For larger or more complex use cases, I prefer connecting Power BI to Azure Synapse Analytics (either Dedicated SQL Pools or Serverless SQL Pools), which sits on top of the Data Lake. This allows me to create virtualized external tables over Data Lake files and query them using standard SQL. In one of my projects, this setup allowed Power BI to query terabytes of Parquet files in Synapse using DirectQuery mode without loading all the data into Power BI’s memory.
To improve performance, I often implement dataflows in Power BI that source data from the Data Lake.

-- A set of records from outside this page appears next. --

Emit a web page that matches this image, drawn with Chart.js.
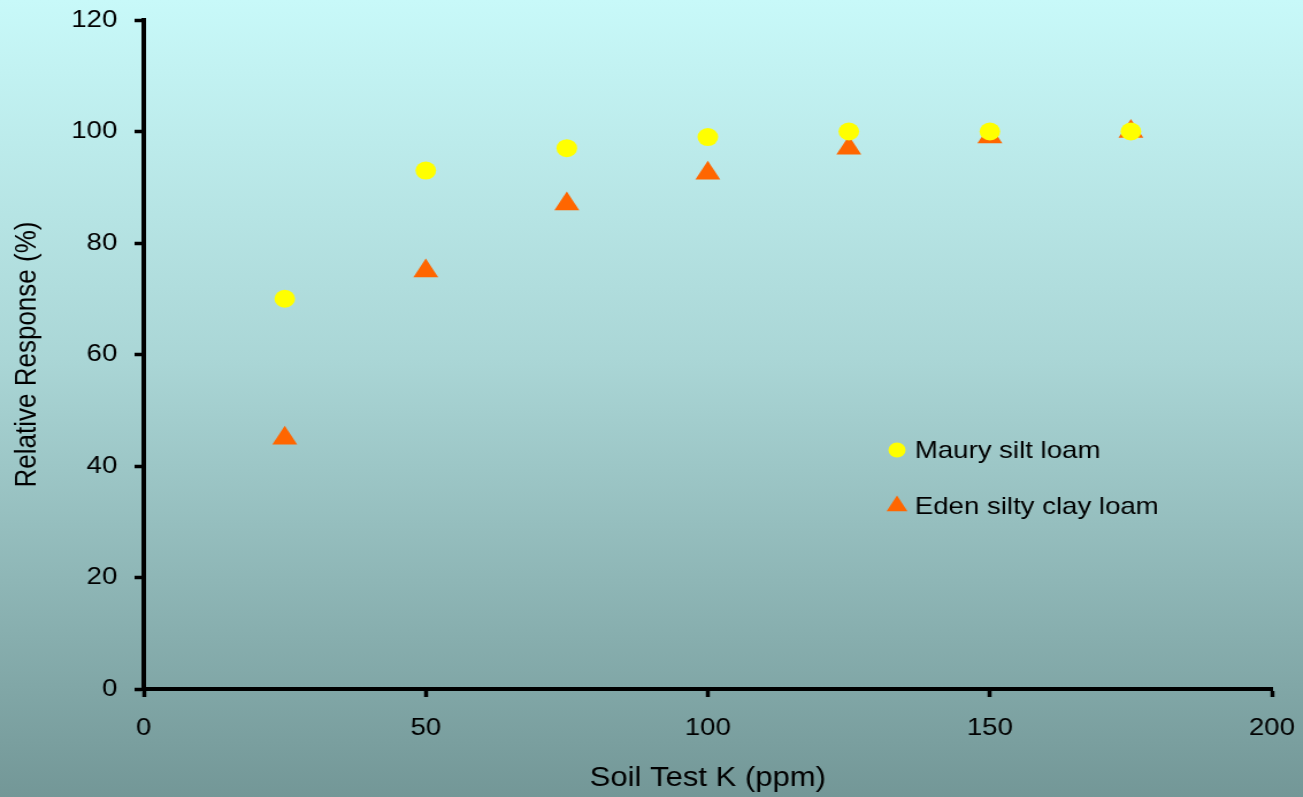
<!DOCTYPE html>
<html lang="en">
<head>
  <meta charset="UTF-8">
  <title>Relative Response vs Soil Test K</title>
  <script src="https://cdn.jsdelivr.net/npm/chart.js"></script>
  <style>
    html, body {
      margin: 0;
      padding: 0;
      overflow: hidden;
    }
    body {
      width: 1303px;
      height: 797px;
      background: linear-gradient(to bottom, #c8f9f9 0%, #aad6d6 45%, #739797 100%);
      font-family: "Liberation Sans", Arial, sans-serif;
    }
    /* the original picture is slightly stretched sideways */
    #wrap {
      width: 1133px;
      height: 797px;
      transform: scaleX(1.15);
      transform-origin: 0 0;
    }
  </style>
</head>
<body>
  <div id="wrap">
    <canvas id="soilChart" width="1133" height="797"></canvas>
  </div>

  <script>
    const soilK = [25, 50, 75, 100, 125, 150, 175];
    const maury = [70, 93, 97, 99, 100, 100, 100];
    const eden = [45, 75, 87, 92.5, 97, 99, 100];
    const seriesNames = ['Maury silt loam', 'Eden silty clay loam'];

    const FAMILY = '"Liberation Sans", Arial, sans-serif';
    const tickFont = { family: FAMILY, size: 24 };

    // legend drawn inside the plot, like the original
    const insideLegend = {
      id: 'insideLegend',
      afterDraw(chart) {
        const ctx = chart.ctx;
        const area = chart.chartArea;
        const x0 = area.left + (area.right - area.left) * 0.6677;
        const rows = [area.top + 430, area.top + 486];
        ctx.save();
        ctx.font = '24px ' + FAMILY;
        ctx.textBaseline = 'middle';
        chart.data.datasets.forEach((ds, i) => {
          const y = rows[i];
          ctx.fillStyle = ds.backgroundColor;
          ctx.strokeStyle = ds.backgroundColor;
          Chart.helpers.drawPoint(ctx, {
            pointStyle: ds.pointStyle,
            radius: ds.pointStyle === 'triangle' ? 10.5 : 7.5,
            rotation: 0,
            borderWidth: 0
          }, x0, y);
          ctx.fillStyle = '#000';
          ctx.fillText(ds.label, x0 + 15.5, y + 1);
        });
        ctx.restore();
      }
    };

    new Chart(document.getElementById('soilChart'), {
      type: 'scatter',
      data: {
        datasets: [
          {
            label: seriesNames[0],
            data: soilK.map((k, i) => ({ x: k, y: maury[i] })),
            pointStyle: 'circle',
            pointRadius: 9,
            pointHoverRadius: 9,
            backgroundColor: '#ffff00',
            borderColor: '#ffff00',
            borderWidth: 0
          },
          {
            label: seriesNames[1],
            data: soilK.map((k, i) => ({ x: k, y: eden[i] })),
            pointStyle: 'triangle',
            pointRadius: 12.5,
            pointHoverRadius: 12.5,
            backgroundColor: '#ff6600',
            borderColor: '#ff6600',
            borderWidth: 0
          }
        ]
      },
      options: {
        responsive: false,
        animation: false,
        layout: { padding: { top: 20, right: 27, left: 0, bottom: 0 } },
        plugins: {
          legend: { display: false },
          tooltip: { enabled: false }
        },
        scales: {
          x: {
            type: 'linear',
            min: 0,
            max: 200,
            afterFit(scale) {
              scale.height = 108;
              scale.paddingLeft = 0;
              scale.paddingRight = 0;
            },
            ticks: { stepSize: 50, color: '#000', font: tickFont, padding: 17 },
            grid: { drawOnChartArea: false, drawTicks: true, tickLength: 8, tickColor: '#000', tickWidth: 3.5 },
            border: { color: '#000', width: 4 },
            title: {
              display: true,
              text: 'Soil Test K (ppm)',
              color: '#000',
              font: { family: FAMILY, size: 27 },
              padding: { top: 0, bottom: 2 }
            }
          },
          y: {
            min: 0,
            max: 120,
            afterFit(scale) {
              scale.width = 125;
              scale.paddingTop = 0;
              scale.paddingBottom = 0;
            },
            ticks: { stepSize: 20, color: '#000', font: tickFont, padding: 15 },
            grid: { drawOnChartArea: false, drawTicks: true, tickLength: 8, tickColor: '#000', tickWidth: 3.5 },
            border: { color: '#000', width: 4 },
            title: {
              display: true,
              text: 'Relative Response (%)',
              color: '#000',
              font: { family: FAMILY, size: 26 },
              padding: { top: 8, bottom: 0 }
            }
          }
        }
      },
      plugins: [insideLegend]
    });
  </script>
</body>
</html>
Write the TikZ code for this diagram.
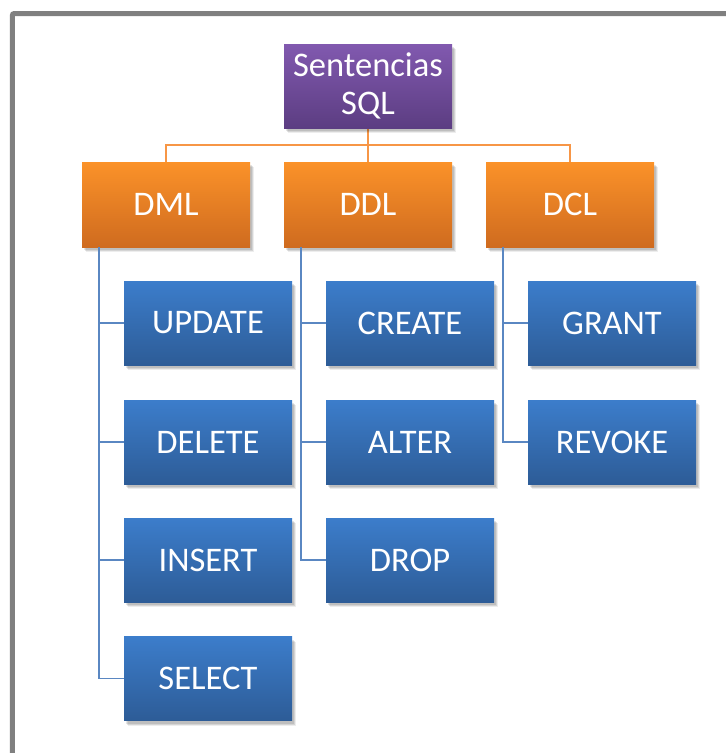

Dataflows can store their output back into the same Data Lake as Common Data Model (CDM) folders, which helps maintain consistency across different reports and teams. This also supports a “single version of truth” approach where multiple Power BI datasets can consume the same curated entities from the lake.
A practical example from my experience — in a retail analytics solution, we had about 500 million transaction records stored in ADLS Gen2 as Parquet files. We exposed them through Synapse Serverless, created summary tables by store, category, and month, and connected Power BI via DirectQuery. The dashboards loaded in under 5 seconds while still allowing near real-time updates without importing all data.
One of the challenges I’ve faced is performance tuning, especially with DirectQuery connections over large files. To handle that, I partitioned the data by date and pre-aggregated it in the gold layer, ensuring queries scan only relevant subsets. Another challenge was managing access control, since Data Lake permissions are governed by Azure AD and role-based access. We addressed this by integrating Power BI Row-Level Security (RLS) with Azure AD groups, ensuring consistent data visibility.
The main limitation is that DirectQuery performance depends heavily on the Synapse or Data Lake query engine’s responsiveness — for interactive dashboards, import mode may still be preferable. However, import mode requires dataset refreshes and storage, so the choice depends on latency requirements and capacity.
As an alternative or enhancement, I sometimes use Hybrid Tables in Power BI Premium — where historical data comes from the lake in import mode, and recent data is queried in real time via DirectQuery. This gives a balance between performance and freshness.
In summary, using Azure Data Lake with Power BI involves storing and transforming data in ADLS Gen2, optionally using Synapse for query federation, connecting via native connectors or dataflows, and optimizing data structure and access controls. This integration delivers scalability, governance, and performance — essential qualities for any modern enterprise analytics ecosystem.